Première publication le 6 octobre 2025 par l’AED
Le 25 octobre, les Ivoiriens choisiront leur nouveau président. Une échéance sous haute tension car la population redoute de subir des scènes de violence comme en 2010 lors de la précédente élection.

À l’approche du scrutin présidentiel du 25 octobre, la Côte d’Ivoire retient son souffle. Dix ans après les affrontements meurtriers qui avaient suivi la dernière élection, la crainte d’un nouveau déchaînement de violence plane sur le pays. « Tout le monde est apeuré car nous n’avons pas envie de revivre le même scénario », confie Traoré, un séminariste ivoirien. En 2000, le pays s’enfonce dans une crise politico-militaire qui va s’étendre pendant plusieurs années. Deux ans plus tard, une guerre civile éclate, coupant le territoire en deux jusqu’en 2007. Aucune élection présidentielle ne sera organisée jusqu’en 2010. Cette année-là, Laurent Gbagbo refuse de céder le pouvoir à Alassane Ouattara, provoquant une grave crise post-électorale faisant plus de 3 000 morts. Pourtant, la Côte d’Ivoire a connu une période de stabilité politique et de forte croissance économique après son indépendance en 1960. Mais la situation a commencé à se dégrader à la fin des années 1990 et la mort du président Félix Houphouët-Boigny.
Début juin, quatre figures majeures de l’opposition ont été exclues de la liste électorale. Parmi elles, Tidjane Thiam, président du Parti démocratique de Côte d’Ivoire — principale formation d’opposition — a été radié à la suite d’une décision de justice, celle-ci ayant établi qu’il ne détenait pas la nationalité ivoirienne au moment de son inscription. L’ancien président Laurent Gbagbo, son ex-bras droit Charles Blé Goudé, ainsi que l’ancien Premier ministre Guillaume Soro, actuellement en exil, ont également été écartés en raison de condamnations judiciaires. « On ne nous laisse pas choisir librement notre candidat », s’agace Aka Raymond, un sexagénaire vivant à Korhogo au nord du pays. Selon lui, même si la situation préoccupe les gens, il est difficile de « parler de politique et de critiquer le pouvoir actuel car on risque d’être interpellé et de finir en prison ».
40% de chrétiens en Côte d’Ivoire
La politique n’est pas quelque chose qui unit les Ivoiriens, bien au contraire.
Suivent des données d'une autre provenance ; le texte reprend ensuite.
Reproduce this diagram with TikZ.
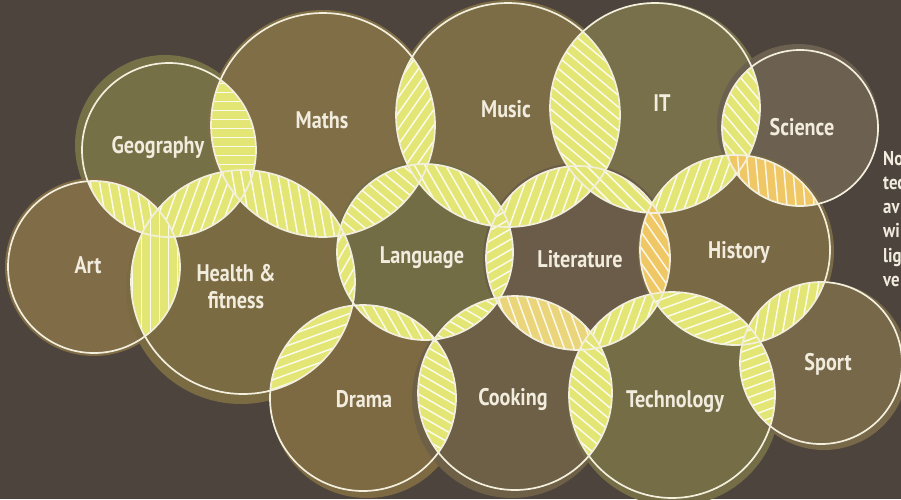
\documentclass[tikz,border=0pt]{standalone}
\usepackage{fontspec}
\newfontfamily\lblfont{PT Sans}[FakeStretch=0.84]
\usetikzlibrary{calc}
\definecolor{bgbrown}{HTML}{4D443D}
\definecolor{ringwhite}{HTML}{F3EFDD}
\definecolor{lblwhite}{HTML}{F1ECDD}
\definecolor{lensyel}{HTML}{E3E575}
\definecolor{lensorg}{HTML}{EFC765}
\definecolor{lenslt}{HTML}{EAD57A}
\definecolor{geofill}{HTML}{767046}
\definecolor{mathsfill}{HTML}{806E46}
\definecolor{musicfill}{HTML}{7D6D47}
\definecolor{itfill}{HTML}{77704A}
\definecolor{sciencefill}{HTML}{6C6050}
\definecolor{artfill}{HTML}{806C46}
\definecolor{healthfill}{HTML}{7A6B43}
\definecolor{langfill}{HTML}{726D45}
\definecolor{litfill}{HTML}{6A5C48}
\definecolor{historyfill}{HTML}{796944}
\definecolor{dramafill}{HTML}{7D6A43}
\definecolor{cookfill}{HTML}{6E6046}
\definecolor{techfill}{HTML}{746D46}
\definecolor{sportfill}{HTML}{776849}
\tikzset{
  ring/.style={draw=ringwhite, line width=1.7pt},
  hatch/.style={draw=white, line width=1.5pt, opacity=0.85, line cap=round},
  subject/.style={text=lblwhite, font=\lblfont\bfseries\fontsize{24}{27}\selectfont, align=center, inner sep=0pt},
  side/.style={text=lblwhite, font=\lblfont\bfseries\fontsize{20}{22}\selectfont, inner sep=0pt},
}
% lens between two circles: names, hatch angle, colour
\newcommand{\lens}[4]{%
  \begin{scope}
    \clip (#1) circle (\csname rad#1\endcsname pt);
    \clip (#2) circle (\csname rad#2\endcsname pt);
    \fill[#4] (#1) circle (\csname rad#1\endcsname pt);
    \begin{scope}[shift={($(#1)!0.5!(#2)$)}, rotate=#3]
      \foreach \k in {-11,...,11}
        \draw[hatch] (-105,\k*9) -- (105,\k*9);
    \end{scope}
  \end{scope}}
\begin{document}
\begin{tikzpicture}[x=1pt, y=-1pt]
  \useasboundingbox (0,0) rectangle (901,499);
  \fill[bgbrown] (0,0) rectangle (901,499);
  % circles: name/x/y/r/halo dx/halo dy/colour
  \foreach \n/\x/\y/\r/\dx/\dy/\col in {
      geo/169/150/87/-4/-5/geofill, maths/323/125/112/0/0/mathsfill,
      music/508/115/112/0/0/musicfill, it/655/108/105/2/2/itfill,
      science/800/128/78/-2/-3/sciencefill, art/94/267/86/0/0/artfill,
      health/243/282/112/-2/7/healthfill, language/425/252/88/0/0/langfill,
      literature/578/258/92/0/0/litfill, history/735/250/95/1/1/historyfill,
      drama/363/398/93/4/4/dramafill, cooking/515/393/97/-3/5/cookfill,
      technology/672/395/103/2/5/techfill, sport/821/363/81/3/3/sportfill}{
    \coordinate (\n) at (\x,\y);
    \expandafter\xdef\csname rad\n\endcsname{\r}
    \pgfmathsetmacro\rh{\r+3}
    \fill[\col] (\x+\dx,\y+\dy) circle (\rh pt);
    \fill[\col] (\x,\y) circle (\r pt);
  }
  % overlaps
  \foreach \a/\b/\ang/\col in {
      geo/maths/0/lensyel, geo/art/100/lensyel, geo/health/70/lensyel,
      maths/health/100/lensyel, maths/music/55/lensyel, maths/language/140/lensyel,
      music/language/120/lensyel, music/it/140/lensyel, music/literature/70/lensyel,
      it/literature/135/lensyel, it/science/130/lensyel, it/history/70/lensyel,
      science/history/95/lensorg, art/health/90/lensyel, health/language/60/lensyel,
      health/drama/20/lensyel, language/drama/120/lensyel, language/literature/30/lensyel,
      language/cooking/150/lensyel, literature/history/125/lensorg,
      literature/cooking/110/lenslt, literature/technology/70/lensyel,
      history/technology/20/lensyel, history/sport/80/lensyel,
      drama/cooking/150/lensyel, cooking/technology/140/lensyel,
      technology/sport/20/lensyel}
    \lens{\a}{\b}{\ang}{\col};
  % outlines
  \foreach \n in {geo,maths,music,it,science,art,health,language,
      literature,history,drama,cooking,technology,sport}
    \draw[ring] (\n) circle (\csname rad\n\endcsname pt);
  % labels
  \node[subject, anchor=base] (geo-t) at (158,153) {Geography};
  \node[subject, anchor=base] (maths-t) at (322,128) {Maths};
  \node[subject, anchor=base] (music-t) at (506,117) {Music};
  \node[subject, anchor=base] (it-t) at (662,111) {IT};
  \node[subject, anchor=base] (science-t) at (802,135) {Science};
  \node[subject, anchor=base] (art-t) at (88,273) {Art};
  \node[subject] (health-t) at (236,287) {Health \&\\fitness};
  \node[subject, anchor=base] (language-t) at (422,263) {Language};
  \node[subject, anchor=base] (literature-t) at (580,267) {Literature};
  \node[subject, anchor=base] (history-t) at (739,258) {History};
  \node[subject, anchor=base] (drama-t) at (364,407) {Drama};
  \node[subject, anchor=base] (cooking-t) at (513,405) {Cooking};
  \node[subject, anchor=base] (technology-t) at (675,407) {Technology};
  \node[subject, anchor=base] (sport-t) at (828,370) {Sport};
  % note at the right edge
  \foreach \w [count=\i] in {No,tec,av,wi,lig,ve}
    \node[side, anchor=base west] (note\i) at (883,{141+24.2*\i}) {\w};
\end{tikzpicture}
\end{document}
La Côte d’Ivoire compte 29 millions d’habitants et est composée d’environ 60 groupes ethniques différents. On recense 40% de chrétiens, dont 17% de catholiques, et 43% de musulmans. Les candidats sont donc davantage des hommes représentant une région ou une ethnie avant d’être les porteurs d’un projet pour le pays. Les Ivoiriens ne trouvent pas d’entente sur le plan politique, mais ils ont des atouts pour refonder une société harmonieuse. En particulier leur tradition d’entente interreligieuse.
Tous ceux que l’AED a interrogés sont catégoriques : les chrétiens ne sont pas discriminés et les deux religions monothéistes cohabitent en paix. « Nous avons des relations très apaisées », assure sœur Véronique, religieuse française membre de la congrégation de La Xavière installée dans le pays africain depuis plusieurs années. « Il n’est pas rare de voir au sein d’une même famille des chrétiens et des musulmans sans que cela ne pose problème ! », ajoute-elle.
Cette bonne entente est attribuée à un État laïc qui ne favorise pas une religion plus qu’une autre et aux leaders religieux appelant à s’ouvrir à leurs frères. « La conférence des évêques catholiques a fondé un organe multiconfessionnel pour réfléchir sur l’interreligieux », souligne le séminariste. Cela se traduit par un échange culturel. Par exemple, les chrétiens sont conviés à la rupture du jeûne et les musulmans à Pâques.
Cette force, les chrétiens s’en servent pour sensibiliser les fidèles à la paix surtout à l’approche de la présidentielle. « À chaque messe, le prêtre parle de la paix, il demande aux jeunes de ne pas suivre les leaders politiques et de ne pas se laisser tenter par la violence », rapporte Aka Raymond. La Conférence épiscopale de Côte d’Ivoire a, de son côté, exhorté les jeunes « à croire en la paix et à rejeter toute forme de manipulation ». Les évêques ont lancé un appel solennel à tous les habitants du pays à être « des artisans de paix, à rejeter les discours de haine, et à s’éduquer à la fraternité ».